Slipping it onto my finger for safekeeping, I felt Mum was smiling beside me, wearing the big blue hat I’d bought her that she saved for Draguignan.

Indeed, I have felt my parents with me so often that I thought I was becoming delusional.

But we shared a strong faith which has helped, and the thought that I’ll meet them again someday and that they are always watching over me has intensified.

I swear that each Sunday since I lost them, however gloomy the weather, there is a sunbeam that shines on me through the window as I sit in the pew near the back of my church.

I feel its warmth, I feel them with me and I can hear Dad singing, as he did under the gum trees in the backyard after Sunday School when I was a child: ‘Jesus Wants Me For A Sunbeam.’

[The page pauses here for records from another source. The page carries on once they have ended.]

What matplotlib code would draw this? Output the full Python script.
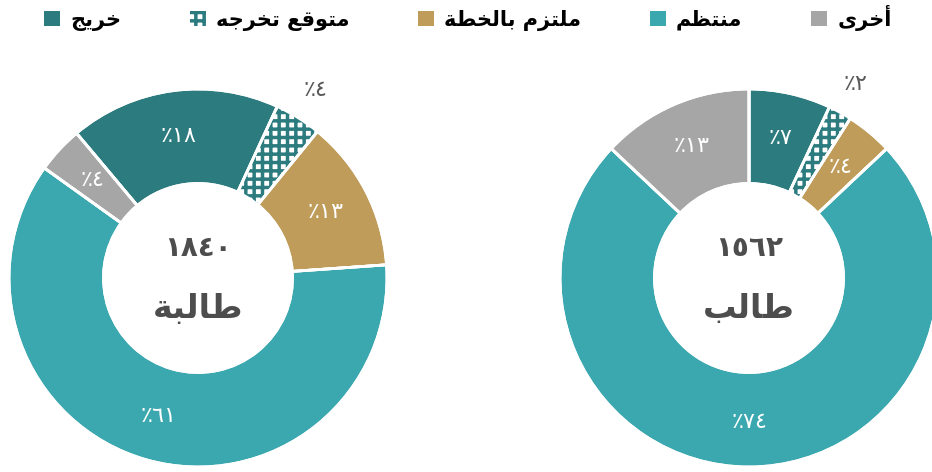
import matplotlib
matplotlib.use("Agg")
import numpy as np
import matplotlib.pyplot as plt
from matplotlib.patches import Patch

plt.rcParams['font.family'] = ['DejaVu Sans']
plt.rcParams['hatch.linewidth'] = 2.5

# categories in clockwise order (first slice starts the ring)
categories = ['خريج', 'متوقع تخرجه', 'ملتزم بالخطة', 'منتظم', 'أخرى']
colors = ['#2C7B7F', '#FFFFFF', '#BF9C5A', '#3BA8AF', '#A6A6A6']
male_pct = [7, 2, 4, 74, 13]
female_pct = [18, 4, 13, 61, 4]
male_total = '١٥٦٢'
female_total = '١٨٤٠'
male_word = 'طالب'
female_word = 'طالبة'
ar_digits = '٠١٢٣٤٥٦٧٨٩'

# matplotlib has no Arabic shaping: pick presentation forms by hand
# letter: (isolated, final, initial, medial)
FORMS = {
    'ا': ('\uFE8D', '\uFE8E', None, None),
    'أ': ('\uFE83', '\uFE84', None, None),
    'ب': ('\uFE8F', '\uFE90', '\uFE91', '\uFE92'),
    'ة': ('\uFE93', '\uFE94', None, None),
    'ت': ('\uFE95', '\uFE96', '\uFE97', '\uFE98'),
    'ج': ('\uFE9D', '\uFE9E', '\uFE9F', '\uFEA0'),
    'خ': ('\uFEA5', '\uFEA6', '\uFEA7', '\uFEA8'),
    'ر': ('\uFEAD', '\uFEAE', None, None),
    'ز': ('\uFEAF', '\uFEB0', None, None),
    'ط': ('\uFEC1', '\uFEC2', '\uFEC3', '\uFEC4'),
    'ظ': ('\uFEC5', '\uFEC6', '\uFEC7', '\uFEC8'),
    'ع': ('\uFEC9', '\uFECA', '\uFECB', '\uFECC'),
    'ق': ('\uFED5', '\uFED6', '\uFED7', '\uFED8'),
    'ل': ('\uFEDD', '\uFEDE', '\uFEDF', '\uFEE0'),
    'م': ('\uFEE1', '\uFEE2', '\uFEE3', '\uFEE4'),
    'ن': ('\uFEE5', '\uFEE6', '\uFEE7', '\uFEE8'),
    'ه': ('\uFEE9', '\uFEEA', '\uFEEB', '\uFEEC'),
    'و': ('\uFEED', '\uFEEE', None, None),
    'ى': ('\uFEEF', '\uFEF0', None, None),
    'ي': ('\uFEF1', '\uFEF2', '\uFEF3', '\uFEF4'),
}


def shape(text):
    out = []
    for i, ch in enumerate(text):
        forms = FORMS.get(ch)
        if forms is None:
            out.append(ch)
            continue
        prev = text[i - 1] if i > 0 else ''
        nxt = text[i + 1] if i + 1 < len(text) else ''
        join_prev = prev in FORMS and FORMS[prev][2] is not None
        join_next = forms[2] is not None and nxt in FORMS
        if join_prev and join_next:
            out.append(forms[3])
        elif join_prev:
            out.append(forms[1])
        elif join_next:
            out.append(forms[2])
        else:
            out.append(forms[0])
    return ''.join(reversed(out))


def pct_label(v):
    return '٪' + ''.join(ar_digits[int(d)] for d in str(v))


DARK = '#2C7B7F'
TEXT = '#595959'

fig = plt.figure(figsize=(9.32, 4.72), dpi=100)
W, H = 932, 472
R = 189


def donut(cx, cy, values, start, total, word):
    ax = fig.add_axes([(cx - R) / W, (cy - R) / H, 2 * R / W, 2 * R / H])
    wedges, _ = ax.pie(values, colors=colors, startangle=start,
                       counterclock=False, radius=1,
                       wedgeprops=dict(width=0.5, edgecolor='white',
                                       linewidth=2))
    # checkered slice: dark hatch on white, no border
    w = wedges[1]
    w.set_edgecolor(DARK)
    w.set_hatch('++')
    w.set_linewidth(0)
    ax.pie(values, startangle=start, counterclock=False, radius=1,
           wedgeprops=dict(width=0.5, edgecolor='white', linewidth=2,
                           fill=False))
    for i, (wd, v) in enumerate(zip(wedges, values)):
        ang = np.deg2rad((wd.theta1 + wd.theta2) / 2)
        if i == 1:
            r, col = 1.17, TEXT
        else:
            r, col = 0.76, 'white'
        ax.text(r * np.cos(ang), r * np.sin(ang), pct_label(v),
                ha='center', va='center', fontsize=16, color=col)
    ax.text(0, 0.16, total, ha='center', va='center', fontsize=20,
            fontweight='bold', color='#4D4D4D')
    ax.text(0, -0.16, shape(word), ha='center', va='center', fontsize=24,
            fontweight='bold', color='#4D4D4D')
    ax.set_xlim(-1, 1)
    ax.set_ylim(-1, 1)
    ax.set_aspect('equal')
    ax.axis('off')


donut(198, 194, female_pct, 130, female_total, female_word)
donut(749, 194, male_pct, 90, male_total, male_word)

handles = []
for c, name in zip(colors, categories):
    if c == '#FFFFFF':
        handles.append(Patch(facecolor='white', edgecolor=DARK, hatch='++',
                             linewidth=0, label=shape(name)))
    else:
        handles.append(Patch(facecolor=c, edgecolor='none', label=shape(name)))
fig.legend(handles=handles, loc='center', bbox_to_anchor=(0.502, 0.962),
           ncol=5, frameon=False, handlelength=0.75,
           handleheight=0.75, handletextpad=0.5, columnspacing=3.3,
           prop=dict(weight='bold', size=15))

fig.savefig('out.png', dpi=100)
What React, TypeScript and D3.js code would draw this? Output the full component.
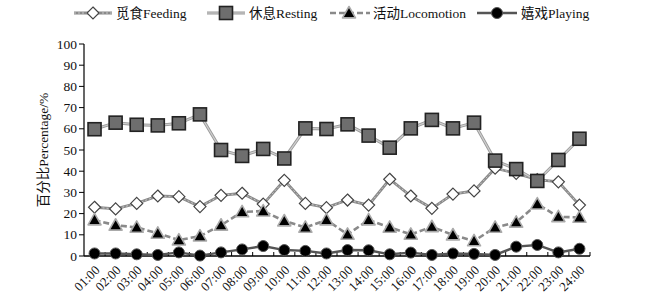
import React from "react";
import * as d3 from "d3";

const hours = ["01:00","02:00","03:00","04:00","05:00","06:00","07:00","08:00","09:00","10:00","11:00","12:00","13:00","14:00","15:00","16:00","17:00","18:00","19:00","20:00","21:00","22:00","23:00","24:00"];
const feeding = [23, 22.2, 24.8, 28.3, 28, 23.3, 28.6, 29.6, 24.5, 35.7, 24.8, 22.8, 26.4, 24, 36.2, 28.3, 22.5, 29.2, 30.7, 41.4, 39, 36, 35, 24];
const resting = [59.8, 62.9, 61.9, 61.6, 62.6, 66.8, 50, 47.2, 50.5, 46, 60.2, 59.9, 62.1, 56.8, 51.1, 60.2, 64.2, 60.2, 62.9, 45, 41, 35.4, 45.3, 55.3];
const locomotion = [17, 14.5, 13.5, 10.7, 7.5, 9.4, 14.5, 20.8, 21.2, 16.5, 13.5, 17, 10.2, 17, 13.5, 10.2, 13.8, 9.9, 7.1, 13.5, 15.9, 24.5, 18.5, 18.2];
const playing = [1.2, 1.2, 0.8, 0.5, 1.7, 0.2, 1.7, 3.1, 4.7, 2.8, 2.4, 1.2, 2.8, 2.7, 0.8, 1.6, 0.5, 1.2, 1, 0.5, 4.4, 5.2, 1.7, 3.4];
const yTicks = [0, 10, 20, 30, 40, 50, 60, 70, 80, 90, 100];
const seriesNames = ["觅食Feeding", "休息Resting", "活动Locomotion", "嬉戏Playing"];

const FONT = "'Liberation Serif', 'Times New Roman', 'Noto Sans CJK SC', serif";

type Kind = "diamond" | "square" | "triangle" | "circle";

function Marker({ kind, x, y }: { kind: Kind; x: number; y: number }) {
  if (kind === "diamond") {
    const r = 6;
    return <path d={`M${x},${y - r}L${x + r},${y}L${x},${y + r}L${x - r},${y}Z`} fill="#fff" stroke="#444" strokeWidth={1.2} />;
  }
  if (kind === "square") {
    const s = 6.5;
    return <rect x={x - s} y={y - s} width={2 * s} height={2 * s} fill="#6e6e6e" stroke="#222" strokeWidth={1.6} />;
  }
  if (kind === "triangle") {
    const r = 6.5;
    return <path d={`M${x},${y - r}L${x + r},${y + r * 0.75}L${x - r},${y + r * 0.75}Z`} fill="#000" stroke="#aaa" strokeWidth={1.6} strokeLinejoin="round" />;
  }
  return <circle cx={x} cy={y} r={5.5} fill="#000" stroke="#555" strokeWidth={1} />;
}

function SeriesLine({ d, kind }: { d: string; kind: Kind }) {
  if (kind === "diamond") {
    return (
      <g fill="none">
        <path d={d} stroke="#8a8a8a" strokeWidth={2.8} />
        <path d={d} stroke="#c8c8c8" strokeWidth={1} strokeDasharray="2,2" />
      </g>
    );
  }
  if (kind === "square") {
    return (
      <g fill="none">
        <path d={d} stroke="#9a9a9a" strokeWidth={3} />
        <path d={d} stroke="#cfcfcf" strokeWidth={1.2} />
      </g>
    );
  }
  if (kind === "triangle") {
    return <path d={d} fill="none" stroke="#8a8a8a" strokeWidth={2.6} strokeDasharray="6,3" />;
  }
  return <path d={d} fill="none" stroke="#555" strokeWidth={2.4} />;
}

export default function App() {
  const W = 657, H = 308;
  const x = d3.scaleBand<string>().domain(hours).range([84, 590]);
  const bw = x.bandwidth();
  const cx = (h: string) => (x(h) as number) + bw / 2;
  const y = d3.scaleLinear().domain([0, 100]).range([256, 44]);
  const line = d3.line<number>().x((_, i) => cx(hours[i])).y((v) => y(v));

  const series: { vals: number[]; kind: Kind }[] = [
    { vals: feeding, kind: "diamond" },
    { vals: resting, kind: "square" },
    { vals: locomotion, kind: "triangle" },
    { vals: playing, kind: "circle" },
  ];

  const legend = [
    { x1: 74, x2: 112, mx: 93, tx: 116 },
    { x1: 207, x2: 245, mx: 226, tx: 249 },
    { x1: 330, x2: 370, mx: 349, tx: 373 },
    { x1: 477, x2: 517, mx: 497, tx: 521 },
  ];
  const ly = 13;
  const lineGen = d3.line<[number, number]>();

  return (
    <svg width={W} height={H} style={{ position: "absolute", left: 0, top: 0, background: "#fff" }} fontFamily={FONT}>
      <rect x={0} y={0} width={W} height={H} fill="#fff" />
      {/* legend */}
      {series.map((s, i) => {
        const L = legend[i];
        return (
          <g key={"lg" + i}>
            <SeriesLine d={lineGen([[L.x1, ly], [L.x2, ly]]) as string} kind={s.kind} />
            <Marker kind={s.kind} x={L.mx} y={ly} />
            <text x={L.tx} y={ly + 4.5} fontSize={13.5} fill="#111">{seriesNames[i]}</text>
          </g>
        );
      })}
      {/* y axis */}
      <line x1={84} x2={84} y1={y(100)} y2={y(0)} stroke="#000" strokeWidth={1.2} />
      {yTicks.map((t) => (
        <g key={"yt" + t}>
          <line x1={79} x2={84} y1={y(t)} y2={y(t)} stroke="#000" strokeWidth={1} />
          <text x={77} y={y(t) + 4.5} fontSize={13.5} textAnchor="end" fill="#111">{t}</text>
        </g>
      ))}
      <text transform={`translate(48,${(y(0) + y(100)) / 2}) rotate(-90)`} fontSize={13.5} textAnchor="middle" fill="#111">百分比Percentage/%</text>
      {/* x axis */}
      <line x1={84} x2={590} y1={y(0)} y2={y(0)} stroke="#000" strokeWidth={1.4} />
      {hours.map((h) => (
        <line key={"xt" + h} x1={(x(h) as number) + bw} x2={(x(h) as number) + bw} y1={y(0)} y2={y(0) - 4} stroke="#000" strokeWidth={1} />
      ))}
      {hours.map((h) => (
        <text key={"xl" + h} transform={`translate(${cx(h) + 6},${y(0) + 15}) rotate(-45)`} fontSize={13} textAnchor="end" fill="#111">{h}</text>
      ))}
      {/* series */}
      {series.map((s, i) => (
        <g key={"s" + i}>
          <SeriesLine d={line(s.vals) as string} kind={s.kind} />
          {s.vals.map((v, j) => (
            <Marker key={j} kind={s.kind} x={cx(hours[j])} y={y(v)} />
          ))}
        </g>
      ))}
    </svg>
  );
}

Although this Christmas Day service was tough, wedged between my two dear friends Andrew and Gary, I could not belt out Dad’s favourite words in Hark! The Herald Angels Sing as we had so often done together since I was a child in Perth.

I choked over the words:

Mild he lays his glory by,

Born that man no more may die,

Born to raise the sons of earth,

Born to give them second birth.

Recovering my composure and the (inherited) terrible Platell voice for O Come, All Ye Faithful, however, gave me hope. I imagined Mum and Dad alongside my late brother Michael, singing in the choir of angels.

Ahead of the first anniversary of my parents’ death, I’m filled in equal measure with dread and a sense of peace. We had a good and long life together. Like so many families, it was extraordinary only in its ordinariness.

Every day I think: ‘What would Mum or Dad do?’ They were better, more selfless than me, and I feel that even now they’re making me try to be the best daughter I can be. Kinder, more thoughtful, more generous — more full of joy and laughter.

So when I take that battered little Roo and his boomerang down from the Christmas tree on Twelfth Night — January 6 — to pack away for another year, I’ll have one New Year resolution for sure. To smile and treasure the memories, rather than weep.